WHAT YOU HAVE TO DO
Can you transcribe every line exactly and leave the pictures behind?

PROVIDED MATERIAL
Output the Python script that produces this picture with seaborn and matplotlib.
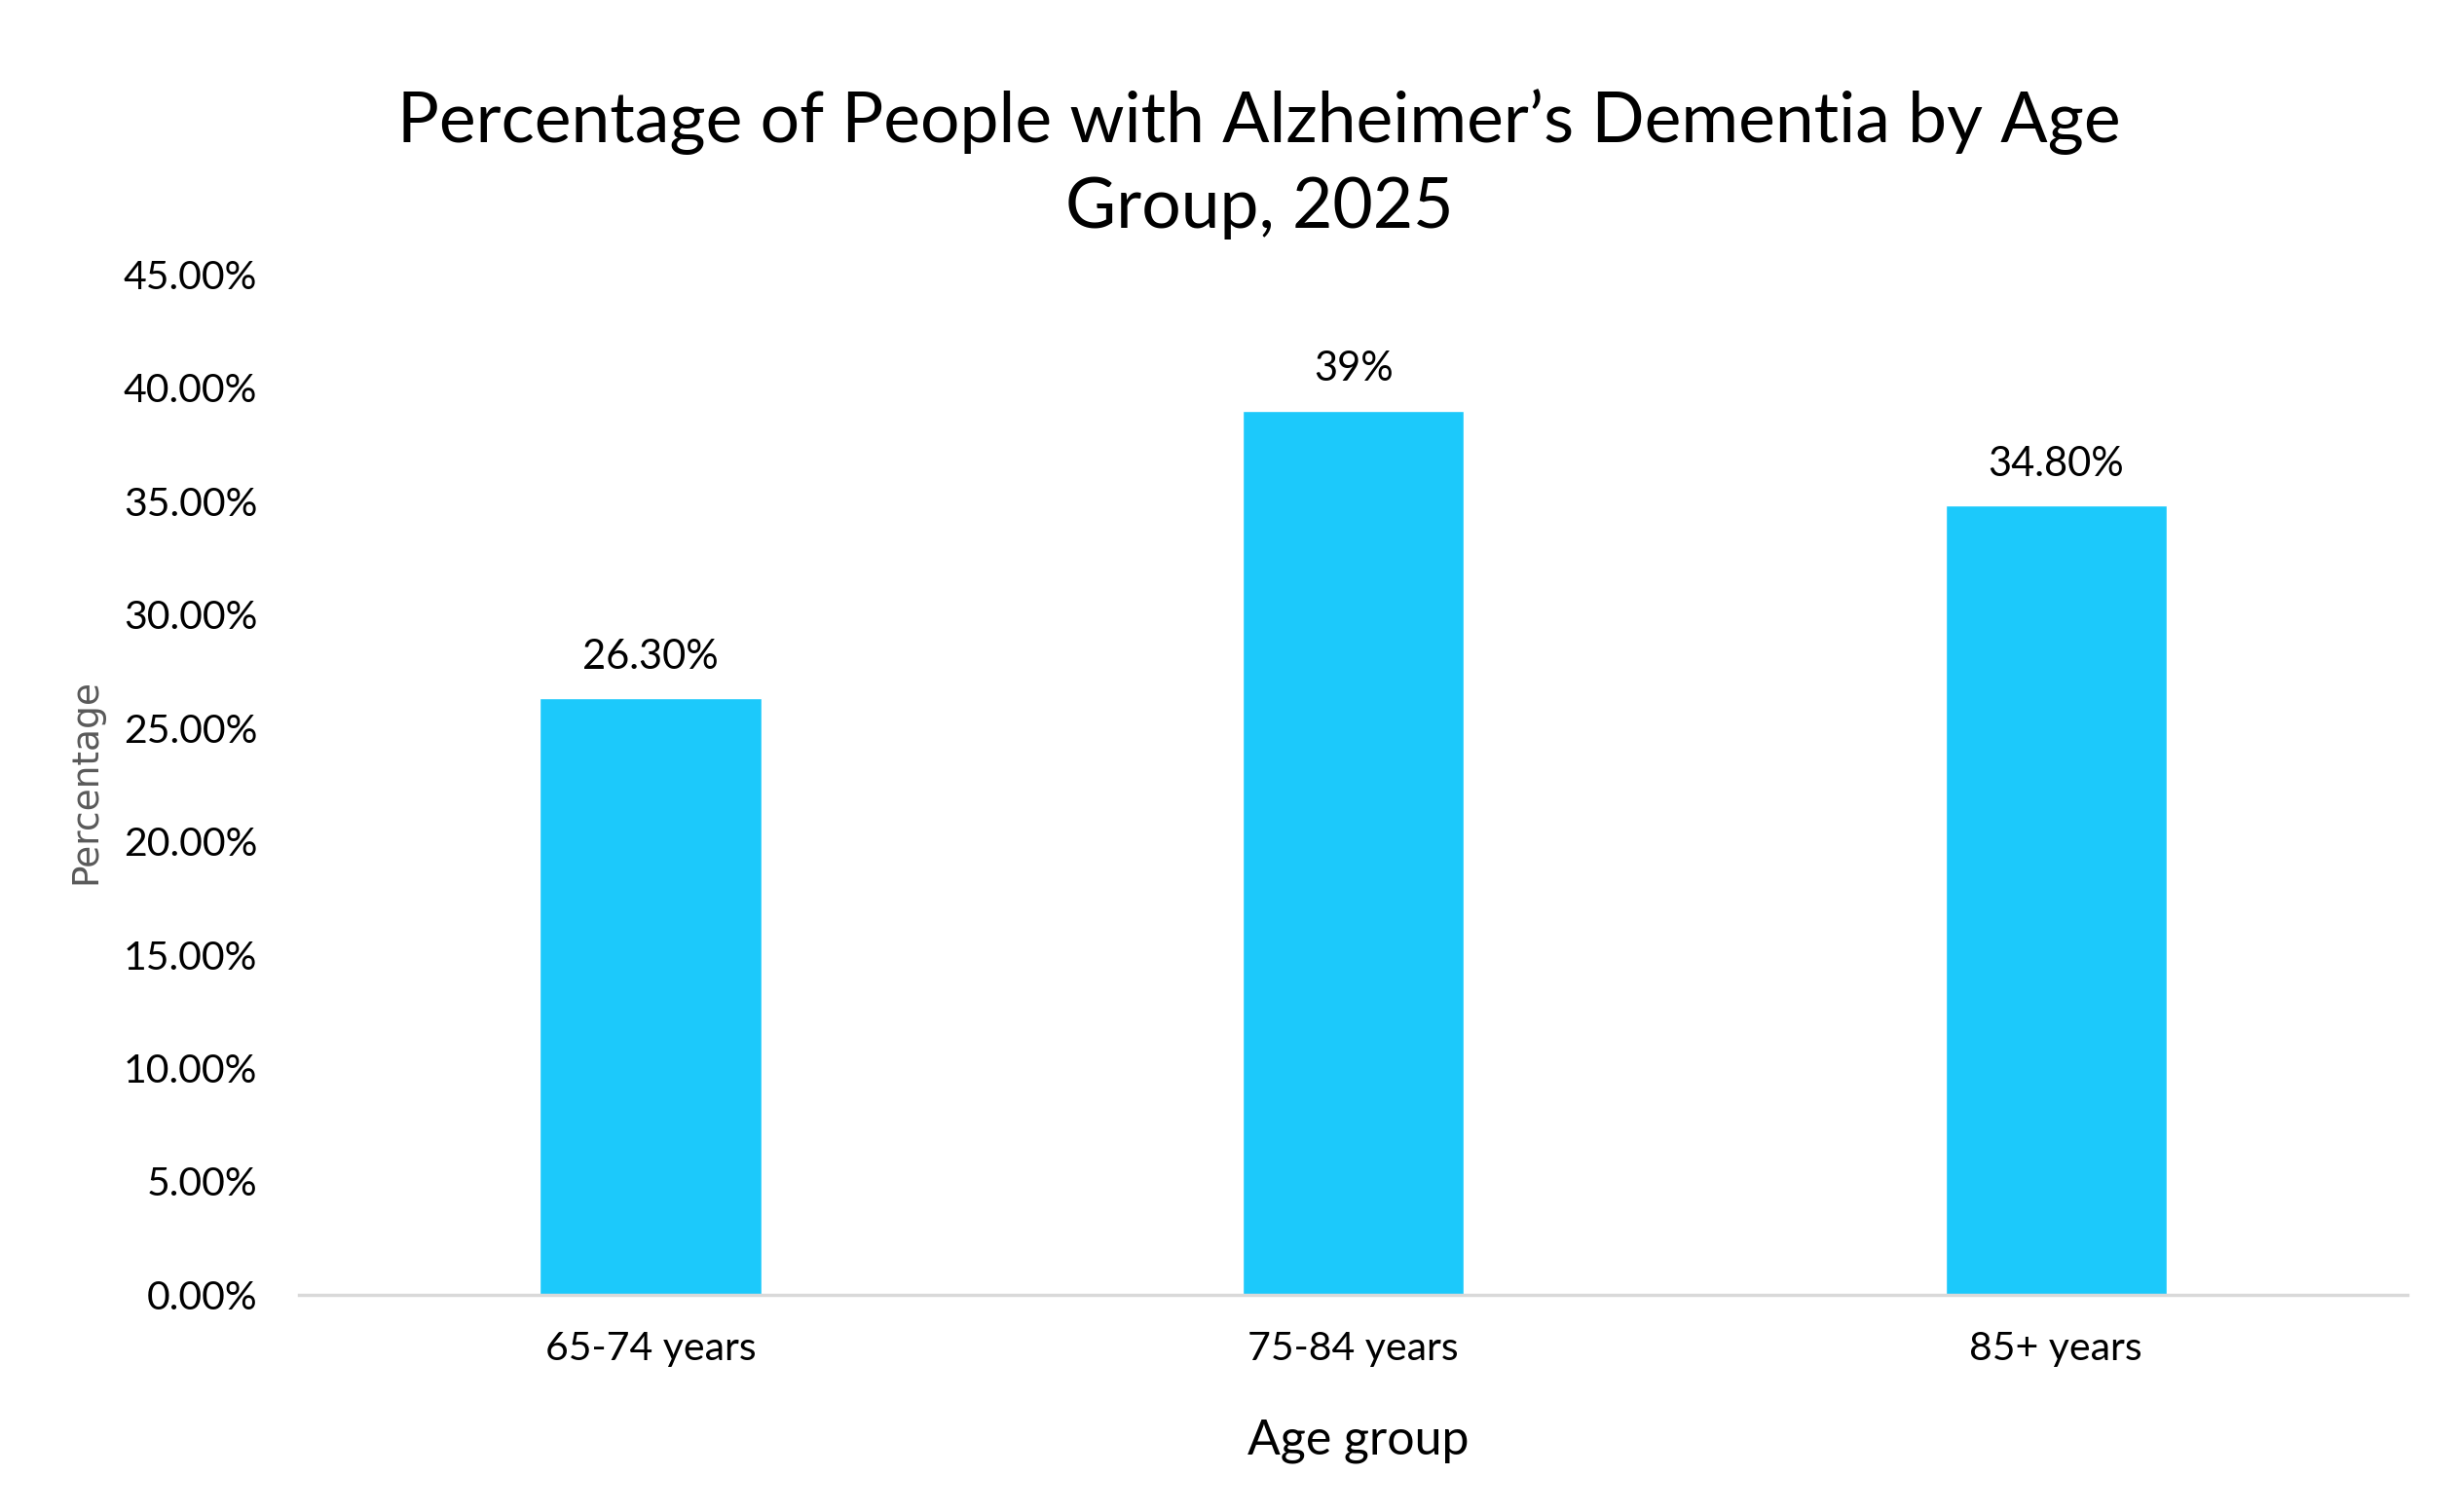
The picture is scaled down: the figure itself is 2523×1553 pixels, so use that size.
import matplotlib
matplotlib.use('Agg')
import matplotlib.pyplot as plt
import seaborn as sns
import pandas as pd
from matplotlib.ticker import FuncFormatter, MultipleLocator

categories = ["65-74 years", "75-84 years", "85+ years"]
values = [26.3, 39.0, 34.8]
value_labels = ["26.30%", "39%", "34.80%"]
title = "Percentage of People with Alzheimer\u2019s Dementia by Age\nGroup, 2025"

sns.set_theme(style='white')
plt.rcParams['font.family'] = ['Lato', 'DejaVu Sans']

fig = plt.figure(figsize=(25.23, 15.53), dpi=100)
ax = fig.add_axes([0.1218, 0.1437, 0.8580, 0.6748])
df = pd.DataFrame({'Age group': categories, 'Percentage': values})
sns.barplot(data=df, x='Age group', y='Percentage', color='#1CC9FB',
            width=0.315, saturation=1, ax=ax)

ax.set_xlim(-0.5, len(categories) - 0.5)
ax.set_ylim(0, 45)
ax.yaxis.set_major_locator(MultipleLocator(5))
ax.yaxis.set_major_formatter(FuncFormatter(lambda v, p: f"{v:.2f}%"))
ax.tick_params(axis='both', length=0, labelsize=29.5, colors='black')
ax.tick_params(axis='x', pad=27)
ax.tick_params(axis='y', pad=31)
for s in ['top', 'right', 'left']:
    ax.spines[s].set_visible(False)
ax.spines['bottom'].set_color('#D9D9D9')
ax.spines['bottom'].set_linewidth(2.5)

for i, (v, lab) in enumerate(zip(values, value_labels)):
    ax.annotate(lab, xy=(i, v), xytext=(0, 22), textcoords='offset points',
                ha='center', va='baseline', fontsize=30, color='black')

ax.set_xlabel('')
ax.set_ylabel('')
fig.text(0.553, 0.047, 'Age group', ha='center', va='center', fontsize=36, color='black')
fig.text(0.035, 0.483, 'Percentage', rotation=90, ha='center', va='center',
         fontsize=27, color='#595959', family=['DejaVu Sans'])
fig.text(0.5125, 0.8914, title, ha='center', va='center', fontsize=51.5,
         color='black', linespacing=1.42)

fig.savefig('out.png', dpi=100)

RESPONSE BELOW
Output the Python script that produces this picture with seaborn and matplotlib.
The picture is scaled down: the figure itself is 2523×1553 pixels, so use that size.
import matplotlib
matplotlib.use('Agg')
import matplotlib.pyplot as plt
import seaborn as sns
import pandas as pd
from matplotlib.ticker import FuncFormatter, MultipleLocator

categories = ["65-74 years", "75-84 years", "85+ years"]
values = [26.3, 39.0, 34.8]
value_labels = ["26.30%", "39%", "34.80%"]
title = "Percentage of People with Alzheimer\u2019s Dementia by Age\nGroup, 2025"

sns.set_theme(style='white')
plt.rcParams['font.family'] = ['Lato', 'DejaVu Sans']

fig = plt.figure(figsize=(25.23, 15.53), dpi=100)
ax = fig.add_axes([0.1218, 0.1437, 0.8580, 0.6748])
df = pd.DataFrame({'Age group': categories, 'Percentage': values})
sns.barplot(data=df, x='Age group', y='Percentage', color='#1CC9FB',
            width=0.315, saturation=1, ax=ax)

ax.set_xlim(-0.5, len(categories) - 0.5)
ax.set_ylim(0, 45)
ax.yaxis.set_major_locator(MultipleLocator(5))
ax.yaxis.set_major_formatter(FuncFormatter(lambda v, p: f"{v:.2f}%"))
ax.tick_params(axis='both', length=0, labelsize=29.5, colors='black')
ax.tick_params(axis='x', pad=27)
ax.tick_params(axis='y', pad=31)
for s in ['top', 'right', 'left']:
    ax.spines[s].set_visible(False)
ax.spines['bottom'].set_color('#D9D9D9')
ax.spines['bottom'].set_linewidth(2.5)

for i, (v, lab) in enumerate(zip(values, value_labels)):
    ax.annotate(lab, xy=(i, v), xytext=(0, 22), textcoords='offset points',
                ha='center', va='baseline', fontsize=30, color='black')

ax.set_xlabel('')
ax.set_ylabel('')
fig.text(0.553, 0.047, 'Age group', ha='center', va='center', fontsize=36, color='black')
fig.text(0.035, 0.483, 'Percentage', rotation=90, ha='center', va='center',
         fontsize=27, color='#595959', family=['DejaVu Sans'])
fig.text(0.5125, 0.8914, title, ha='center', va='center', fontsize=51.5,
         color='black', linespacing=1.42)

fig.savefig('out.png', dpi=100)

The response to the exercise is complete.